A tired slave, I’ve long been plotting my escape... Escape where? What
is he plotting?.. A tired slave, I’ve long been plotting my escape... Can’t make this out…
Enters Bitkov. (He is a clock repairman who has been
assigned to Pushkin by the police to spy on him. His profession and skill
allows him to get into all houses to spy under the guise of doing repair work.)
…To a faraway retreat of
toils and purest pleasures… Hello, Nikita Andreevich!
As
we see from this exchange, Bulgakov uses it to convey the idea that Pushkin’s
verses were known to all Russians , including the snitches and the police.
...So, in
this house he will be now creating all those works that he had conceived but
had had no time for, during his lifetime. His rest and sleep will be guarded now by his old manservant Nikita
Andreevich. Yes, this is the time of Pushkin that Bulgakov describes in Master and Margarita: the candles, the
goose quills, the music of Schubert… Nevermore will he have to play the role of
“vtirusha” and “shtukar,’” in other words, trickster.

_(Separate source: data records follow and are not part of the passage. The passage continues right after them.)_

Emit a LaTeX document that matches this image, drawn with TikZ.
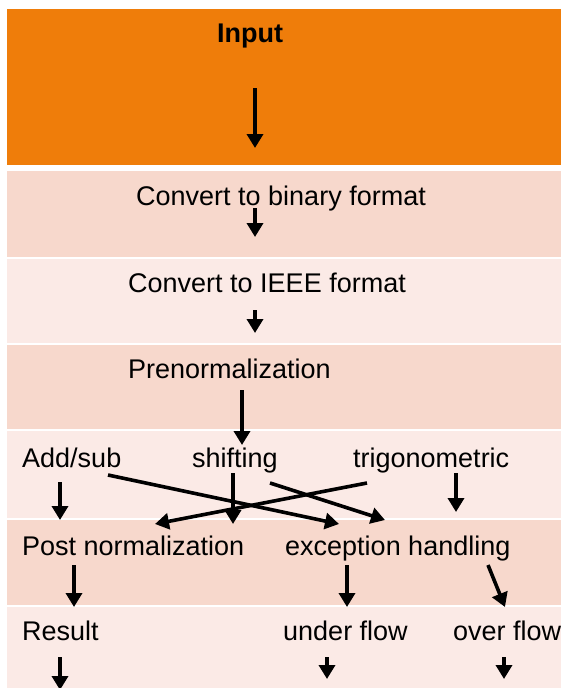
\documentclass[tikz,border=0pt]{standalone}
\usepackage{fontspec}
\setmainfont{Liberation Sans}
\usetikzlibrary{arrows.meta}
\definecolor{bandorange}{HTML}{EF7D0A}
\definecolor{banddark}{HTML}{F7D8CC}
\definecolor{bandlight}{HTML}{FBEAE6}

\begin{document}
\begin{tikzpicture}[x=1pt,y=-1pt,
  lbl/.style={inner sep=0,anchor=base west,font=\fontsize{27}{32}\selectfont},
  arr/.style={-{Triangle[width=16pt,length=14pt]},line width=3.6pt}]
\useasboundingbox (0,0) rectangle (561,688);
\fill[bandorange] (7,9) rectangle (561,165);
\fill[banddark] (7,171) rectangle (561,257);
\fill[bandlight] (7,259) rectangle (561,343);
\fill[banddark] (7,345) rectangle (561,429);
\fill[bandlight] (7,431) rectangle (561,518);
\fill[banddark] (7,520) rectangle (561,605);
\fill[bandlight] (7,607) rectangle (561,688);

\node[lbl,anchor=base,font=\bfseries\fontsize{27}{32}\selectfont] (input) at (250,42) {Input};
\node[lbl] (binary) at (136,205) {Convert to binary format};
\node[lbl] (ieee) at (128,292) {Convert to IEEE format};
\node[lbl] (prenorm) at (128,378) {Prenormalization};
\node[lbl] (addsub) at (22,467) {Add/sub};
\node[lbl] (shift) at (192,467) {shifting};
\node[lbl] (trig) at (353,467) {trigonometric};
\node[lbl] (postnorm) at (22,555) {Post normalization};
\node[lbl] (except) at (285,555) {exception handling};
\node[lbl] (result) at (22,640) {Result};
\node[lbl] (under) at (283,640) {under flow};
\node[lbl] (over) at (453,640) {over flow};

\coordinate (in-a) at (255,88);   \coordinate (in-b) at (255,148);
\coordinate (bin-a) at (255,208); \coordinate (bin-b) at (255,237);
\coordinate (ieee-a) at (255,310); \coordinate (ieee-b) at (255,333);
\coordinate (pre-a) at (242,390); \coordinate (pre-b) at (242,445);
\coordinate (add-a) at (60,482);  \coordinate (add-b) at (60,520);
\coordinate (add-c) at (108,475); \coordinate (add-d) at (339,524);
\coordinate (sh-a) at (233,473);  \coordinate (sh-b) at (233,524);
\coordinate (sh-c) at (270,483);  \coordinate (sh-d) at (385,520);
\coordinate (tr-a) at (456,473);  \coordinate (tr-b) at (456,512);
\coordinate (tr-c) at (367,483);  \coordinate (tr-d) at (155,524);
\coordinate (post-a) at (74,565); \coordinate (post-b) at (74,607);
\coordinate (ex-a) at (347,565);  \coordinate (ex-b) at (347,607);
\coordinate (ex-c) at (488,565);  \coordinate (ex-d) at (505,607);
\coordinate (res-a) at (60,657);  \coordinate (res-b) at (60,690);
\coordinate (un-a) at (327,657);  \coordinate (un-b) at (327,679);
\coordinate (ov-a) at (504,657);  \coordinate (ov-b) at (504,679);

\foreach \n in {in,bin,ieee,pre,add,sh,tr,post,ex,res,un,ov}
  \draw[arr] (\n-a) -- (\n-b);
\foreach \n in {add,sh,tr,ex}
  \draw[arr] (\n-c) -- (\n-d);
\end{tikzpicture}
\end{document}
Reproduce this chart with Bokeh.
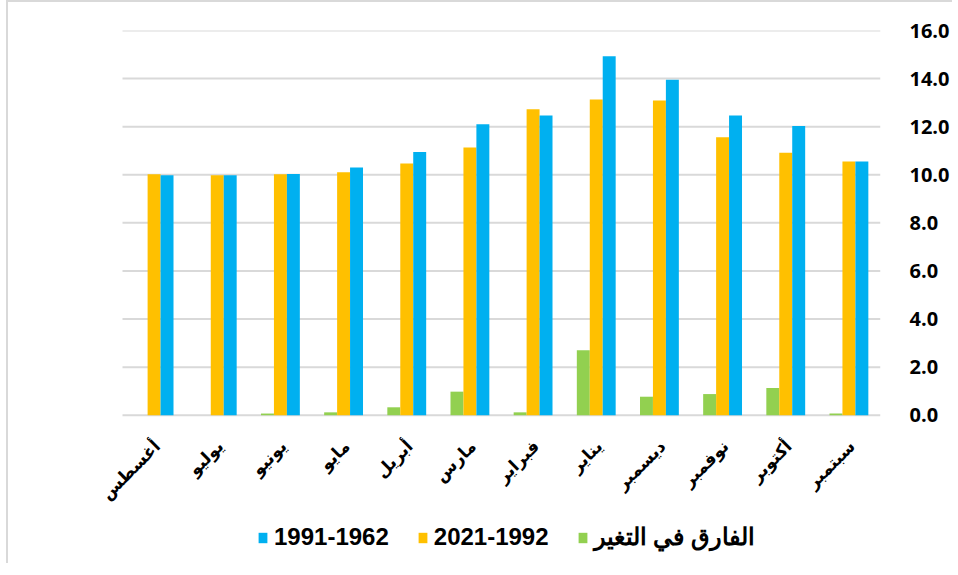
import math
from bokeh.plotting import figure
from bokeh.models import (Range1d, FixedTicker, NumeralTickFormatter,
                          Legend, LegendItem, ColumnDataSource)
from bokeh.core.properties import value
from bokeh.transform import dodge
from bokeh.embed import file_html
from bokeh.resources import INLINE

months = ["أغسطس", "يوليو", "يونيو", "مايو", "أبريل", "مارس",
          "فبراير", "يناير", "ديسمبر", "نوفمبر", "أكتوبر", "سبتمبر"]
diff_change = [0.0, 0.0, 0.07, 0.12, 0.33, 0.98, 0.12, 2.70, 0.77, 0.88, 1.13, 0.07]
period_1992_2021 = [10.02, 9.98, 10.02, 10.10, 10.47, 11.13, 12.73, 13.13, 13.09, 11.56, 10.92, 10.55]
period_1962_1991 = [9.98, 9.98, 10.03, 10.30, 10.95, 12.10, 12.47, 14.93, 13.95, 12.46, 12.03, 10.55]
y_ticks = [0, 2, 4, 6, 8, 10, 12, 14, 16]

label_diff = "الفارق في التغير"
label_1992 = "2021-1992"
label_1962 = "1991-1962"

n = len(months)
idx = list(range(n))
src = ColumnDataSource(dict(i=idx, m=months, d=diff_change, a=period_1992_2021,
                            b=period_1962_1991, base=[0] * n))

# frame extends below zero (labels + legend inside) and a little left of the first category
p = figure(frame_width=788, frame_height=529, x_range=Range1d(-0.975, n - 0.5),
           y_range=Range1d(-6.0, 16),
           y_axis_location="right", output_backend="svg", toolbar_location=None,
           min_border_left=84, min_border_right=68, min_border_top=28, min_border_bottom=4)
p.outline_line_color = None
p.styles = {"border-left": "2px solid #d9d9d9", "border-top": "2px solid #d9d9d9",
            "margin-left": "6px"}

# horizontal gridlines across the category area only
p.segment(x0=-0.5, x1=n - 0.5, y0=y_ticks, y1=y_ticks, line_color="#d9d9d9", line_width=2)

w = 0.205
r_d = p.vbar(x=dodge("i", -w), top="d", width=w, source=src,
             fill_color="#92D050", line_color=None)
r_a = p.vbar(x=dodge("i", 0), top="a", width=w, source=src,
             fill_color="#FFC000", line_color=None)
r_b = p.vbar(x=dodge("i", w), top="b", width=w, source=src,
             fill_color="#00B0F0", line_color=None)

# month labels, rotated like the reference category axis
p.text(x="i", y="base", text="m", source=src, angle=math.pi / 4,
       x_offset=3, y_offset=28, text_align="right", text_baseline="middle",
       text_font=value("DejaVu Sans"), text_font_style="bold",
       text_font_size="17px", text_color="#000000")

p.xaxis.visible = False
p.xgrid.grid_line_color = None
p.ygrid.grid_line_color = None

yax = p.yaxis[0]
yax.ticker = FixedTicker(ticks=y_ticks)
yax.formatter = NumeralTickFormatter(format="0.0")
yax.axis_line_color = None
yax.major_tick_line_color = None
yax.minor_tick_line_color = None
yax.major_label_standoff = 23
yax.major_label_text_font = "Open Sans"
yax.major_label_text_font_style = "bold"
yax.major_label_text_font_size = "20px"
yax.major_label_text_color = "#000000"

legend = Legend(items=[LegendItem(label=label_1962, renderers=[r_b]),
                       LegendItem(label=label_1992, renderers=[r_a]),
                       LegendItem(label=label_diff, renderers=[r_d])],
                orientation="horizontal", location=(165, 8))
legend.border_line_color = None
legend.background_fill_alpha = 0
legend.padding = 0
legend.margin = 0
legend.spacing = 28
legend.glyph_width = 11
legend.glyph_height = 13
legend.label_standoff = 6
legend.label_text_font = "Liberation Sans"
legend.label_text_font_style = "bold"
legend.label_text_font_size = "24px"
legend.label_text_color = "#000000"
p.add_layout(legend, "center")

open("out.html", "w").write(file_html(p, INLINE))
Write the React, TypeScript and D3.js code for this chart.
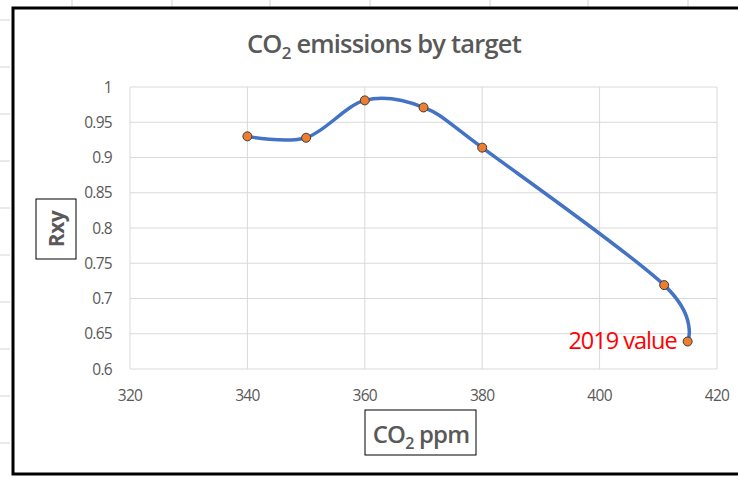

Nevermore will he have to wear broken glasses or monocles, that is in
Russian slang, to rub in other people’s
glasses, meaning to deceive. He is
free!..
“…Tonight is such a night [the
eve of Russian Orthodox Easter] when all
accounts are being settled. The knight has paid up on his account, and closed
it.”
Do
ask yourself, will you, what kind of “foreign”
knight could possibly be brought to Moscow by Satan on Russian Orthodox
Easter’s eve, to “close his account”?!